Let’s say I wanna upload a bunch of files that match a regular expression to S3. These were the files I wanted to upload:
❯ ls -al successes-*
-rw-r--r-- 1 mando staff 289743 Jan 16 17:53 successes-00.csv
-rw-r--r-- 1 mando staff 290386 Jan 16 17:52 successes-01.csv
-rw-r--r-- 1 mando staff 287589 Jan 16 17:53 successes-02.csv
-rw-r--r-- 1 mando staff 291275 Jan 16 17:53 successes-03.csv
-rw-r--r-- 1 mando staff 290009 Jan 16 17:53 successes-04.csv
-rw-r--r-- 1 mando staff 149875 Jan 16 17:53 successes-05.csv
Now you’re probably gonna tell me about the --include
and --exclude
flags to aws s3 cp
to which I’ll say “phooey!”.
translation: I tried it and couldn't make it work
Enter: xargs
Here’s the thing I never got that’s helped me better understand what’s going on:
all xargs
does is take whatever you send it and append them to the end of the command you tell it to call. That’s a terrible explanation but maybe an example will help:
❯ ls success* | xargs echo
successes-00.csv successes-01.csv successes-02.csv successes-03.csv successes-04.csv successes-05.csv successes.csv
All it’s doing is taking the output from ls success*
and sending it to echo
, turning the command into:
❯ echo successes-00.csv successes-01.csv successes-02.csv successes-03.csv successes-04.csv successes-05.csv successes.csv
successes-00.csv successes-01.csv successes-02.csv successes-03.csv successes-04.csv successes-05.csv successes.csv
Useful I suppose, but doesn’t do a lot for me at the moment.

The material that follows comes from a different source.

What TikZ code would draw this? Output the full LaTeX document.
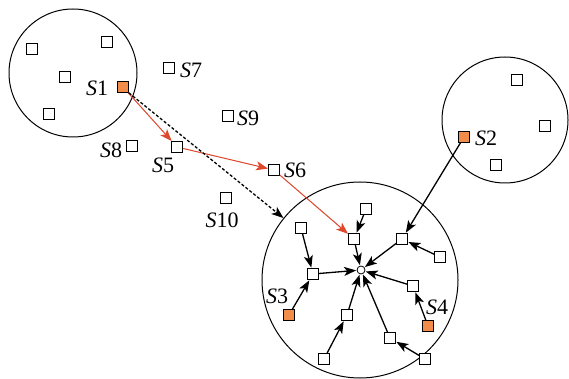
\documentclass[tikz,border=0pt]{standalone}
\usepackage{fontspec}
\setmainfont{Liberation Serif}
\usetikzlibrary{arrows.meta}
\definecolor{srcfill}{RGB}{242,140,74}
\definecolor{redline}{RGB}{222,72,45}
\begin{document}
\begin{tikzpicture}[x=1pt,y=-1pt,
  sq/.style={draw, minimum size=11pt, inner sep=0pt, line width=0.8pt, fill=white},
  src/.style={sq, fill=srcfill},
  lab/.style={font=\fontsize{22}{22}\selectfont, inner sep=0pt},
  region/.style={circle, draw, line width=1pt, inner sep=0pt},
  arr/.style={-{Stealth[length=12pt,width=9pt,inset=3pt]}, line width=1.3pt, shorten >=0.5pt},
  redarr/.style={-{Stealth[length=12pt,width=9pt,inset=3pt]}, line width=1pt, draw=redline, fill=redline},
  dasharr/.style={-{Stealth[length=12pt,width=9pt,inset=3pt]}, line width=1.3pt, dash pattern=on 3pt off 2pt}]
\useasboundingbox (0,0) rectangle (569,379);
% regions
\node[region, minimum size=128pt] (C1) at (73,73) {};
\node[region, minimum size=126pt] (C2) at (505,120) {};
\node[region, minimum size=196pt] (C3) at (360,280) {};
% circle 1
\node[sq] (q11) at (32,49) {};
\node[sq] (q12) at (107,42) {};
\node[sq] (q13) at (65,77) {};
\node[sq] (q14) at (49,114) {};
\node[src] (S1) at (123,87) {};
\node[lab] (lS1) at (97,88) {\textit{S}1};
% outside nodes
\node[sq] (S7) at (169,68) {};
\node[lab] (lS7) at (191,70) {\textit{S}7};
\node[sq] (S9) at (228,116) {};
\node[lab] (lS9) at (248,118) {\textit{S}9};
\node[sq] (S8) at (132,146) {};
\node[lab] (lS8) at (111,150) {\textit{S}8};
\node[sq] (S5) at (177,147) {};
\node[lab] (lS5) at (163,165) {\textit{S}5};
\node[sq] (S6) at (274,170) {};
\node[lab] (lS6) at (295,170) {\textit{S}6};
\node[sq] (S10) at (226,198) {};
\node[lab] (lS10) at (222,220) {\textit{S}10};
% circle 2
\node[sq] (q21) at (517,80) {};
\node[sq] (q22) at (545,126) {};
\node[sq] (q23) at (496,165) {};
\node[src] (S2) at (464,137) {};
\node[lab] (lS2) at (486,138) {\textit{S}2};
% circle 3
\node[circle, draw, line width=0.8pt, minimum size=8pt, inner sep=0pt] (sink) at (361,270) {};
\node[sq] (a) at (366,209) {};
\node[sq] (b) at (354,239) {};
\node[sq] (c) at (301,228) {};
\node[sq] (d) at (313,274) {};
\node[src] (S3) at (289,315) {};
\node[lab] (lS3) at (277,296) {\textit{S}3};
\node[sq] (e) at (347,315) {};
\node[sq] (f) at (324,359) {};
\node[sq] (g) at (390,338) {};
\node[sq] (h) at (425,359) {};
\node[src] (S4) at (428,326) {};
\node[lab] (lS4) at (437,307) {\textit{S}4};
\node[sq] (i) at (413,286) {};
\node[sq] (j) at (402,239) {};
\node[sq] (k) at (440,257) {};
% arrows
\draw[arr] (a) -- (b);
\draw[arr] (b) -- (sink);
\draw[arr] (c) -- (d);
\draw[arr] (d) -- (sink);
\draw[arr] (S3) -- (d);
\draw[arr] (f) -- (e);
\draw[arr] (e) -- (sink);
\draw[arr] (g) -- (sink);
\draw[arr] (h) -- (g);
\draw[arr] (S4) -- (i);
\draw[arr] (i) -- (sink);
\draw[arr] (j) -- (sink);
\draw[arr] (k) -- (j);
\draw[arr] (S2) -- (j);
\draw[redarr] (S1) -- (S5);
\draw[redarr] (S5) -- (S6);
\draw[redarr] (S6) -- (b);
\draw[dasharr] (S1.south east) -- (C3);
\end{tikzpicture}
\end{document}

But in all the examples for xargs
people be saying -I
a lot - what does that do?
❯ ls success* | xargs -I echo
successes-00.csv
successes-01.csv
successes-02.csv
successes-03.csv
successes-04.csv
successes-05.csv
successes.csv
AHA! Instead of taking the inputs and turning them into a list of arguments to the xargs
command (echo
in this case), it iterates over them one at a time and calls the command with each input in turn. If you toss in -p
(for prompt) you’ll see it even clearer:
❯ ls success* | xargs -p -I echo
/bin/echo successes-00.csv?...y
successes-00.csv
/bin/echo successes-01.csv?...y
successes-01.csv
/bin/echo successes-02.csv?...
So let’s try it with aws s3 cp
:
❯ ls success* | xargs -p -I aws s3 cp ????????? s3://brainstorm-data/dev/mando/
Astute readers will see the problem: we gotta get the filename where the ?????????
is, not at the end of the command like we did with echo
.
But fear not! Our new best friend -I
is here to help! We can pass some placeholder text to -I
and then use that placeholder text in the command to substitute in the argument.

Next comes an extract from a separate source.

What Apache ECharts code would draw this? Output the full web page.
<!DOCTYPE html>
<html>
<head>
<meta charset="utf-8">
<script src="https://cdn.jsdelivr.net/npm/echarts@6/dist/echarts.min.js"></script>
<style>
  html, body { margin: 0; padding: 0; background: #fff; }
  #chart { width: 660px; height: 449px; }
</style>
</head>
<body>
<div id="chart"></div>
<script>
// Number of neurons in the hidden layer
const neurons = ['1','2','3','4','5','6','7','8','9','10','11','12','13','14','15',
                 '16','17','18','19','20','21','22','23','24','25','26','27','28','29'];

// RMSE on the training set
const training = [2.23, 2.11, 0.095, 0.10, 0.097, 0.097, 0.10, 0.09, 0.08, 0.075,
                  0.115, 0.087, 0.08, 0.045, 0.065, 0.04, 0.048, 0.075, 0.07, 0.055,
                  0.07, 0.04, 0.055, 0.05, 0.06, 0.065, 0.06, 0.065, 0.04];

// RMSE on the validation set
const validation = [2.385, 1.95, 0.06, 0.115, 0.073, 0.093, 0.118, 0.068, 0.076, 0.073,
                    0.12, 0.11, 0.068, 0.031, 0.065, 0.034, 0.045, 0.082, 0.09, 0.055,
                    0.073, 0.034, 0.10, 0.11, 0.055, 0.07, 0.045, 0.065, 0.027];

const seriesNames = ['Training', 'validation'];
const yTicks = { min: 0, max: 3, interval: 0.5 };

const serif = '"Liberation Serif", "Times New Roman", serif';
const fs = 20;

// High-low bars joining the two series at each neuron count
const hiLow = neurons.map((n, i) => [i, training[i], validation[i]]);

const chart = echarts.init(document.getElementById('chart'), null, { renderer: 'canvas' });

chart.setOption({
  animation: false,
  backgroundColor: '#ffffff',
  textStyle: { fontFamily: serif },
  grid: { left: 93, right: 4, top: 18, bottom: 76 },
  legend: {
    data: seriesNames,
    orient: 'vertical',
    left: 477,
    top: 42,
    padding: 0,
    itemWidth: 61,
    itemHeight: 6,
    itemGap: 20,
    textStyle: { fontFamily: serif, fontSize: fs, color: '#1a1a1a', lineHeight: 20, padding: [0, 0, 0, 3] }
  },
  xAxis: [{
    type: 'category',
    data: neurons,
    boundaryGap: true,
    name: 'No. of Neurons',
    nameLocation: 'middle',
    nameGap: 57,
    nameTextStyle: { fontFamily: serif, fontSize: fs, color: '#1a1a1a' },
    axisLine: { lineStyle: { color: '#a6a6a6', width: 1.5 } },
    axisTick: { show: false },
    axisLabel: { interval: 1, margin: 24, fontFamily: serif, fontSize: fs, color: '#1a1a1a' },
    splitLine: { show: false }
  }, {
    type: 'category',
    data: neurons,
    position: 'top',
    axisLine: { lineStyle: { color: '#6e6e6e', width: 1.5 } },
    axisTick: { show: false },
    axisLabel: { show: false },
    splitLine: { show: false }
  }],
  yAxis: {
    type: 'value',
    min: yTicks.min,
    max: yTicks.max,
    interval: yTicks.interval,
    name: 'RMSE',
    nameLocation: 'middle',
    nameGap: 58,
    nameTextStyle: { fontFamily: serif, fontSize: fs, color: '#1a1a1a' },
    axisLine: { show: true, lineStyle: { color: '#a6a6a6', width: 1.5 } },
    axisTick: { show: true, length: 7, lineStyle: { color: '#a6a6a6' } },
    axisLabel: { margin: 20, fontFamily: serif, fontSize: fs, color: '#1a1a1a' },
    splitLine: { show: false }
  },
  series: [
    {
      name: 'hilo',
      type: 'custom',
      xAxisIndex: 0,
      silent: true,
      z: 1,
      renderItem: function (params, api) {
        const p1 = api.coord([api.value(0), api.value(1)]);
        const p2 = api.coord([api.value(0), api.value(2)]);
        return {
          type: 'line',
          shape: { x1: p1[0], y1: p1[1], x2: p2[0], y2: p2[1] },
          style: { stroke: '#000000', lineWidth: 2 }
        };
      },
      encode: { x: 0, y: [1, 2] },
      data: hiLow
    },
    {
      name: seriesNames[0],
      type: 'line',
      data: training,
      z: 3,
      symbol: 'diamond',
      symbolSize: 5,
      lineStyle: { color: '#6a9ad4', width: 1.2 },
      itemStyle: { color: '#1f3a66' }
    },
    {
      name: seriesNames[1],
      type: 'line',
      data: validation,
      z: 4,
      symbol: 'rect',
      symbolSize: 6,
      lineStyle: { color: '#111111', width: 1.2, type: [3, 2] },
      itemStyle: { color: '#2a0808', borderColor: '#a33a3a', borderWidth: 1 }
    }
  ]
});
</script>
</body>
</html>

Again, that’s some terrible words but hopefully an example will help:
❯ ls success* | xargs -p -I {} aws s3 cp {} s3://brainstorm-data/dev/mando/
aws s3 cp successes-00.csv s3://brainstorm-data/dev/mando/?...y
upload: ./successes-00.csv to s3://brainstorm-data/dev/mando/successes-00.csv
aws s3 cp successes-01.csv s3://brainstorm-data/dev/mando/?...
When we call xargs
like this:
xargs -p -I {} aws s3 cp {} s3://brainstorm-data/dev/mando/
It takes the input (in this case our filename) and replaces the {} with the input!
Add in -p
as a sanity check and review before your computer friend actually runs the command, and now you’re xargsing.